Tip 4: Be your own boss

Broadband is cheap, especially compared to commercial rent. Don’t get duped by the local wireless Internet service providers (WISP) who want to brand your in-store service. It’s a fad, and it only benefits the service provider. Using a time-limited DHCP lease redirects traffic through a portal Web page that users must keep open. It is without a doubt the most irritating thing in the commercial wireless world, and it is forced upon the customer by Clearwire, the WISP that “sponsors” coffee shops’ connections in the hopes of selling more home service contracts. I am confident it does not succeed at that.

Only slightly better is one coffee shop that runs a straight no-frills-and-no-browser-ads connection, but has every flat surface in the joint plastered with stickers and signs advertising its WISP sponsor. Even if you don’t see the obvious turn-off to customers of this captive propaganda, you surely must recognize that if these WISPs ever start making actual money, they’ll increase the rate they charge you to the maximum limit you can afford. And those that never manage to turn a profit will leave you high and dry, scrambling to find a new connection without any time to spare.

It’s far better to shop for a normal, business-class DSL line that you can use with no strings attached. More flexibility, fewer annoyances — these are good things.

Who cares, exactly?

Well, there you have it. If I left something out, feel free to chime in below.

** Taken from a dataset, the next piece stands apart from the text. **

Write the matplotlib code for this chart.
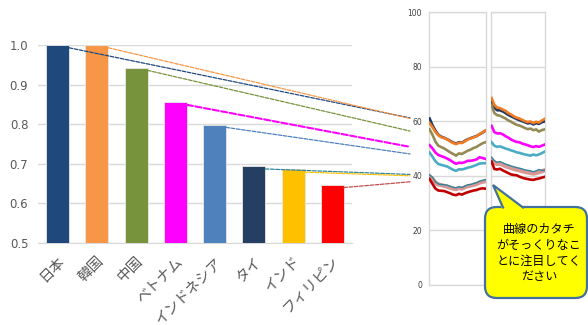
import matplotlib
matplotlib.use('Agg')
import matplotlib.pyplot as plt
from matplotlib.patches import ConnectionPatch, FancyBboxPatch, Polygon
from matplotlib.lines import Line2D

plt.rcParams['font.family'] = ['Noto Sans CJK JP', 'DejaVu Sans']

# ---------------- data ----------------
countries = ['日本', '韓国', '中国', 'ベトナム', 'インドネシア', 'タイ', 'インド', 'フィリピン']
ratios = [1.0, 1.0, 0.943, 0.856, 0.799, 0.694, 0.686, 0.647]
bar_colors = ['#1f497d', '#f79646', '#77933c', '#ff00ff', '#4f81bd', '#253f62', '#ffc000', '#ff0000']
bar_yticks = [0.5, 0.6, 0.7, 0.8, 0.9, 1.0]

link_end = [61.2, 61.0, 56.4, 50.6, 48.0, 40.5, 40.0, 37.8]
link_colors = ['#1f497d', '#f79646', '#77933c', '#ff00ff', '#4f81bd', '#31859c', '#ffc000', '#c0504d']

panel_yticks = [0, 20, 40, 60, 80, 100]

# panel 1 series
p1_navy = [61.0, 58.5, 56.5, 55.0, 54.3, 53.9, 53.4, 52.8, 52.2, 51.8, 52.3, 52.1, 52.8, 53.4, 53.8, 54.2, 54.6, 55.2, 55.8, 56.5]
p1_orange = [59.3, 57.8, 56.0, 54.8, 54.1, 53.8, 53.3, 52.6, 52.0, 51.6, 52.1, 52.0, 52.6, 53.3, 53.7, 54.1, 54.5, 55.3, 55.9, 56.6]
p1_khaki = [57.0, 55.0, 52.5, 51.0, 50.5, 50.0, 49.3, 48.6, 48.0, 47.4, 48.2, 48.0, 48.6, 49.2, 49.6, 50.2, 50.6, 51.3, 51.9, 52.3]
p1_magenta = [51.2, 50.0, 48.5, 47.6, 47.2, 46.8, 46.3, 45.7, 45.0, 44.4, 44.8, 44.7, 45.0, 45.5, 45.5, 45.7, 46.0, 46.8, 46.5, 46.2]
p1_cyan = [48.5, 47.0, 45.3, 44.3, 44.0, 43.7, 43.4, 42.8, 42.2, 41.8, 42.4, 42.3, 42.6, 43.0, 43.2, 43.6, 44.0, 44.5, 44.6, 44.6]
p1_pink = [39.8, 38.8, 37.5, 36.8, 36.6, 36.3, 36.0, 35.6, 35.3, 35.1, 35.5, 35.3, 35.8, 36.2, 36.4, 36.7, 37.0, 37.5, 37.8, 38.0]
p1_teal = [40.3, 39.5, 37.8, 37.0, 36.8, 36.7, 36.6, 36.2, 35.8, 35.6, 36.0, 35.7, 36.2, 36.7, 36.8, 37.2, 37.5, 38.0, 38.3, 38.6]
p1_red = [38.8, 37.0, 35.3, 34.6, 34.5, 34.4, 34.0, 33.6, 33.1, 32.9, 33.4, 33.1, 33.6, 34.0, 34.3, 34.6, 34.8, 35.2, 35.4, 35.3]

# panel 2 series
p2_navy = [67.5, 65.0, 64.0, 64.0, 63.6, 63.0, 62.3, 61.8, 61.3, 60.8, 60.4, 60.0, 59.6, 59.2, 59.4, 58.8, 59.3, 59.0, 59.6, 59.9]
p2_orange = [68.5, 66.0, 65.0, 64.8, 64.3, 63.8, 63.0, 62.5, 61.8, 61.3, 61.0, 60.5, 60.0, 59.7, 59.9, 59.3, 59.8, 59.5, 60.2, 60.8]
p2_khaki = [65.9, 63.0, 62.2, 62.0, 61.5, 61.0, 60.3, 59.8, 59.2, 58.7, 58.4, 58.0, 57.5, 57.1, 57.3, 56.7, 57.0, 56.2, 56.7, 57.0]
p2_magenta = [58.3, 56.0, 55.5, 55.6, 55.2, 54.5, 54.0, 53.3, 52.8, 52.4, 52.3, 51.8, 51.5, 51.2, 50.8, 50.5, 50.9, 50.6, 51.0, 51.4]
p2_cyan = [52.3, 51.0, 50.6, 50.8, 50.4, 50.0, 49.7, 49.3, 49.0, 48.6, 48.4, 48.1, 47.8, 47.6, 47.4, 47.8, 47.5, 47.8, 48.3, 48.8]
p2_pink = [46.0, 44.8, 44.3, 44.5, 44.0, 43.5, 43.2, 42.8, 42.5, 42.2, 42.0, 41.7, 41.4, 41.2, 41.0, 40.8, 41.0, 41.3, 41.6, 42.0]
p2_teal = [46.8, 45.5, 45.0, 45.2, 44.8, 44.3, 44.0, 43.6, 43.3, 43.0, 42.8, 42.5, 42.2, 42.0, 41.8, 41.5, 41.8, 42.3, 42.0, 42.0]
p2_red = [45.2, 42.5, 42.3, 42.6, 42.0, 41.5, 41.0, 40.5, 40.3, 40.2, 39.7, 39.3, 39.0, 38.8, 38.6, 38.5, 38.8, 39.0, 39.3, 39.6]

callout_text = '曲線のカタチ\nがそっくりなこ\nとに注目してく\nださい'

# ---------------- figure ----------------
W, H = 588, 325
fig = plt.figure(figsize=(W / 100, H / 100), dpi=100)
fig.patch.set_facecolor('white')


def fx(x):
    return x / W


def fy(y):
    return 1 - y / H


grid_c = '#d9d9d9'
txt_c = '#595959'

# bar chart
axb = fig.add_axes([fx(38), fy(243), (352 - 38) / W, (243 - 45) / H])
x = list(range(len(countries)))
axb.bar(x, ratios, width=0.58, color=bar_colors, edgecolor='#e8e8e8', linewidth=0.6, zorder=3)
axb.set_ylim(0.5, 1.0)
axb.set_xlim(-0.5, len(countries) - 0.5)
axb.set_yticks(bar_yticks)
axb.set_yticklabels(['%.1f' % v for v in bar_yticks], fontsize=8.5, color=txt_c, family='DejaVu Sans')
axb.set_xticks(x)
axb.set_xticklabels(countries, rotation=45, ha='right', rotation_mode='anchor', fontsize=10.5, color=txt_c)
axb.tick_params(axis='both', length=0)
axb.tick_params(axis='y', pad=7)
axb.tick_params(axis='x', pad=8)
for s in ['top', 'right', 'left']:
    axb.spines[s].set_visible(False)
axb.spines['bottom'].set_color(grid_c)
axb.yaxis.grid(True, color=grid_c, linewidth=1.0, zorder=0)
axb.set_axisbelow(True)

# line panels
def make_panel(left, right, series, ylabels):
    ax = fig.add_axes([fx(left), fy(285), (right - left) / W, (285 - 12) / H])
    ax.set_ylim(0, 100)
    ax.set_xlim(-0.2, len(series[0][0]) - 0.8)
    ax.set_yticks(panel_yticks)
    if ylabels:
        ax.set_yticklabels([str(v) for v in panel_yticks], fontsize=5.5, color='#404040', family='DejaVu Sans')
    else:
        ax.set_yticklabels([])
    ax.set_xticks([])
    ax.tick_params(axis='y', length=0, pad=5)
    for s in ax.spines.values():
        s.set_color(grid_c)
        s.set_linewidth(1.0)
    ax.yaxis.grid(True, color=grid_c, linewidth=1.0, zorder=0)
    for vals, col, lw in series:
        ax.plot(range(len(vals)), vals, color=col, lw=lw, solid_joinstyle='round', zorder=3)
    return ax


c_navy, c_orange, c_khaki = '#1f3864', '#f07c24', '#948a54'
c_mag, c_cyan, c_pink, c_teal, c_red = '#ff00ff', '#4bacc6', '#d99694', '#31849b', '#c00000'

ax1 = make_panel(429, 486, [
    (p1_navy, c_navy, 1.9), (p1_orange, c_orange, 1.9), (p1_khaki, c_khaki, 1.9),
    (p1_magenta, c_mag, 1.9), (p1_cyan, c_cyan, 1.9), (p1_pink, c_pink, 3.0),
    (p1_teal, c_teal, 1.0), (p1_red, c_red, 1.9)], True)
ax2 = make_panel(491, 545, [
    (p2_navy, c_navy, 1.9), (p2_orange, c_orange, 1.9), (p2_khaki, c_khaki, 1.9),
    (p2_magenta, c_mag, 1.9), (p2_cyan, c_cyan, 1.9), (p2_pink, c_pink, 3.0),
    (p2_teal, c_teal, 1.0), (p2_red, c_red, 1.9)], False)

# dashed connectors
xend = (410 - 429) / (486 - 429)
for i, (v, e, c) in enumerate(zip(ratios, link_end, link_colors)):
    lw = 1.5 if i == 3 else 0.9
    con = ConnectionPatch(xyA=(i + 0.29, v - 0.007), coordsA=axb.transData,
                          xyB=(xend, e), coordsB=ax1.get_yaxis_transform(),
                          color=c, lw=lw, linestyle=(0, (3, 1.2)), zorder=5)
    fig.add_artist(con)

# callout
edge_c = '#41719c'
box = FancyBboxPatch((fx(485), fy(298)), fx(587 - 485), (298 - 207) / H,
                     boxstyle='round,pad=0,rounding_size=0.02', mutation_aspect=W / H,
                     transform=fig.transFigure, facecolor='#ffff00', edgecolor=edge_c,
                     linewidth=1.6, zorder=10)
fig.add_artist(box)
tail = Polygon([(fx(493), fy(185)), (fx(502), fy(209)), (fx(524), fy(209))], closed=True,
               transform=fig.transFigure, facecolor='#ffff00', edgecolor='none', zorder=11)
fig.add_artist(tail)
fig.add_artist(Line2D([fx(503), fx(493), fx(523)], [fy(207.5), fy(185), fy(207.5)],
                      transform=fig.transFigure, color=edge_c, lw=1.6, zorder=12,
                      solid_joinstyle='miter'))
fig.text(fx(539), fy(253), callout_text, ha='center', va='center', fontsize=8.7,
         linespacing=1.3, color='black', zorder=13)

fig.savefig('out.png', dpi=100)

NewsForge readers are among the computer-using customer set, and we want a good Internet coffee shop experience. But since we also have more experience than average at system administration and network administration tasks, we’re in a position to prove helpful. I’d be exaggerating to call it a “win-win” scenario — really, I just want to find a decent coffee shop with a good free network before the July sun starts baking me through the roof.